Tuesday 24 April 2012

Influence of chess computers on thinking process

By solving a combination from my favourite combinations book nowadays (Tactical targets in chess by Istvan Pongo) I found very interesting detail in solution of next position.
Chess combination
Black to move
 Of course combination is not hard and Black wins by:
1...Bxf2+ ...which is typical geometry motive.

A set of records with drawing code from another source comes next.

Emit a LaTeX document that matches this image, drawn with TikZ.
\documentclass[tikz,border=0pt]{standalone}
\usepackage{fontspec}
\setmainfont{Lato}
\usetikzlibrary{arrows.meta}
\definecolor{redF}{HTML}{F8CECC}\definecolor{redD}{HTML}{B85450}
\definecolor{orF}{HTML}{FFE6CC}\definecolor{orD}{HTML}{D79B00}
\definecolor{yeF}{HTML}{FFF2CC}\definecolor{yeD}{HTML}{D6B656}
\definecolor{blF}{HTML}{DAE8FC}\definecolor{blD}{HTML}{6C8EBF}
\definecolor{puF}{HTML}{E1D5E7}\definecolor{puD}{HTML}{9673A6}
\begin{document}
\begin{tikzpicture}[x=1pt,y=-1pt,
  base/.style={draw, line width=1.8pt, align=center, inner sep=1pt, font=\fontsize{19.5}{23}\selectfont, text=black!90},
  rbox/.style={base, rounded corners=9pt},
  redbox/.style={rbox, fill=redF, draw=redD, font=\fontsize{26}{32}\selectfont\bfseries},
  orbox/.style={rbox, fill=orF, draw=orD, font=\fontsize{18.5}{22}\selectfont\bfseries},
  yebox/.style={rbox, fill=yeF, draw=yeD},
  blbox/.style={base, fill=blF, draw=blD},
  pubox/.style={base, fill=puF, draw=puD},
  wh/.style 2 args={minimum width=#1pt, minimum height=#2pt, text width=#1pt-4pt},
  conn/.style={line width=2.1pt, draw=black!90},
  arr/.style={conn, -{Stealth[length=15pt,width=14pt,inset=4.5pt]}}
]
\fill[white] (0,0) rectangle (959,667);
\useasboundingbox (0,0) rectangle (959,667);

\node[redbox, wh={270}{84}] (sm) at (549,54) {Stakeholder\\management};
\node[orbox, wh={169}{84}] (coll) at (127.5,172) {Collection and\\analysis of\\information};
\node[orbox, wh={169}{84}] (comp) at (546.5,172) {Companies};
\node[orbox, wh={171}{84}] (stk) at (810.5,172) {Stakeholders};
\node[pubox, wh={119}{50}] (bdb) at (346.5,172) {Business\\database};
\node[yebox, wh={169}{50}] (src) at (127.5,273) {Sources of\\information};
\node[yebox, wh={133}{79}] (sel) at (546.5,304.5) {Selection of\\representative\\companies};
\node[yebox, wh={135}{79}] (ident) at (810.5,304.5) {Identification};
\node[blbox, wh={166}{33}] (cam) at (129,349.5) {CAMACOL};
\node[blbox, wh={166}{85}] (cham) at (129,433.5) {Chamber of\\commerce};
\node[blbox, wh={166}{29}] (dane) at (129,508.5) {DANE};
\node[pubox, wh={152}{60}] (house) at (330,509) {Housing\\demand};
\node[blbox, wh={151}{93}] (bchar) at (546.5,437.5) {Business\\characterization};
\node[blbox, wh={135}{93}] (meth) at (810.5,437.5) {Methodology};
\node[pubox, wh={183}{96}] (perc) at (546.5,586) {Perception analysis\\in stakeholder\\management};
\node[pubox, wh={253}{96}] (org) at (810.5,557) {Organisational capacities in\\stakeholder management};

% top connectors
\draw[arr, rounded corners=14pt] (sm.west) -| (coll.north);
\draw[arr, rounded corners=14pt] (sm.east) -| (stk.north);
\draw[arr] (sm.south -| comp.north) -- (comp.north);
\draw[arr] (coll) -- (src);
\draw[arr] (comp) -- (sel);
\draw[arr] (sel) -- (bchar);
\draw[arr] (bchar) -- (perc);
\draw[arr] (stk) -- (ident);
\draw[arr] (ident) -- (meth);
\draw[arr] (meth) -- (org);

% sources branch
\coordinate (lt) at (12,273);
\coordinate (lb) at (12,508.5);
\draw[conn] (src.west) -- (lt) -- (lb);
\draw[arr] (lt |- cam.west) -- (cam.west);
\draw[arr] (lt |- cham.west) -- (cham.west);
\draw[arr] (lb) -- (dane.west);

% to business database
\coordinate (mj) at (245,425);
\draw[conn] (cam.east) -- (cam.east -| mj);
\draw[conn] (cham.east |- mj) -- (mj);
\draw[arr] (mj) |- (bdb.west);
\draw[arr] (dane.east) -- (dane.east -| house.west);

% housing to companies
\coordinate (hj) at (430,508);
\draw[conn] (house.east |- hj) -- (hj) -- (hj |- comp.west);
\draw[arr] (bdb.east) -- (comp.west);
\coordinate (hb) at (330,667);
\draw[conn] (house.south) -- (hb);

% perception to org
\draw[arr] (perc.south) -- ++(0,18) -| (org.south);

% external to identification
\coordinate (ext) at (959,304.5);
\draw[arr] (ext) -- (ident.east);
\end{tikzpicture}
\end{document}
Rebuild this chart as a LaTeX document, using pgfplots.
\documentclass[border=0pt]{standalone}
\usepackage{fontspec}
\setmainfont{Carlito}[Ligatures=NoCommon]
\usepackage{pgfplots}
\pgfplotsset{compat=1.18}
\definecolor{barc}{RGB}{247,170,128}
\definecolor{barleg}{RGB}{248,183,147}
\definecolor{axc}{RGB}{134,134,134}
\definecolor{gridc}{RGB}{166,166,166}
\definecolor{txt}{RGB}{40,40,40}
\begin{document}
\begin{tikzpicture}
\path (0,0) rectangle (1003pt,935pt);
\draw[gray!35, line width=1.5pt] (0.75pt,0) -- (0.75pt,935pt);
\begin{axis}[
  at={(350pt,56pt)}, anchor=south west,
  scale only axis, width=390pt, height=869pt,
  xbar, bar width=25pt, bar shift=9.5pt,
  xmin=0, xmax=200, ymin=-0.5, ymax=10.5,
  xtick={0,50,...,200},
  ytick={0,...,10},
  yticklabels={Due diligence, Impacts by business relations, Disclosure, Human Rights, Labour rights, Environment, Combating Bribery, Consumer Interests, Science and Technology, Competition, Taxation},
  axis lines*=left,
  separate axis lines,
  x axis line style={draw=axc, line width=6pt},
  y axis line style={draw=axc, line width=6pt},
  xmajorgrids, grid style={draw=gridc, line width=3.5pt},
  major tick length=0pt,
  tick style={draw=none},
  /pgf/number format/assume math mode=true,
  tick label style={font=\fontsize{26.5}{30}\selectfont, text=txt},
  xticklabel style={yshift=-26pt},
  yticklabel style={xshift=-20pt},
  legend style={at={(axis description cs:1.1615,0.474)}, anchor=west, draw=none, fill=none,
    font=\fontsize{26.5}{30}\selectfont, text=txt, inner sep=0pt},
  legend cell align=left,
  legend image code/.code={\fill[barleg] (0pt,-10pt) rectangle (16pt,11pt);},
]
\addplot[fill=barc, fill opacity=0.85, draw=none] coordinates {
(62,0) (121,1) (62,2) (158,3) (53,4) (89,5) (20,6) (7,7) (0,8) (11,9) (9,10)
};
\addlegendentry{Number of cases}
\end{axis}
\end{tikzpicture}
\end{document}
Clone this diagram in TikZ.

There are four possible moves, but three of them are real candidates.

a.) 2.Kxf2
b.) 2.Qxf2
c.) 2.Kh1
d.) 2.Kf1

I will show short lines in every variation with special focus on variation D.

a.) 2.Kxf2, Qf4+ 3.Kg1, Rxc1 .....and Black has a two pawns more.
b.) 2.Qxf2, Qxc1 3.Rxc1, Rxc1+ 4.Qf1, Txf1+ 5.Kxf1 ...and again Black has a two pawns more.
c.) 2. Kh1, Qxc1 ...which shows that 2.Kh1 is not a real candidate move (it is only a legal move).
d.) 2.Kf1! This move is not analysed in the solution and I think that this is white´s best option. It is not so hard to spot this move but it is somehow visually illogical. Such moves are very easy to overlook during calculations but analysing games with a computers made humans used to think about moves like that. It is not that a decent player can not find a move like this. It is more about when calculating long and complicated lines during a games we usually makes some inaccurate moves and there are a reasons behind these mistakes. Like I said, a move 2.Kf1 is visually illogical, and I am sure that Pongo would give it in the solution ,if he actually spot it. There is only one good move for Black now but it is good enough for comfortable win.
2...Bc5! Idea is Qf4+ so....3.g3, f4 ...with a threat of Bh3 mate 4.g4, e3 and White should resign.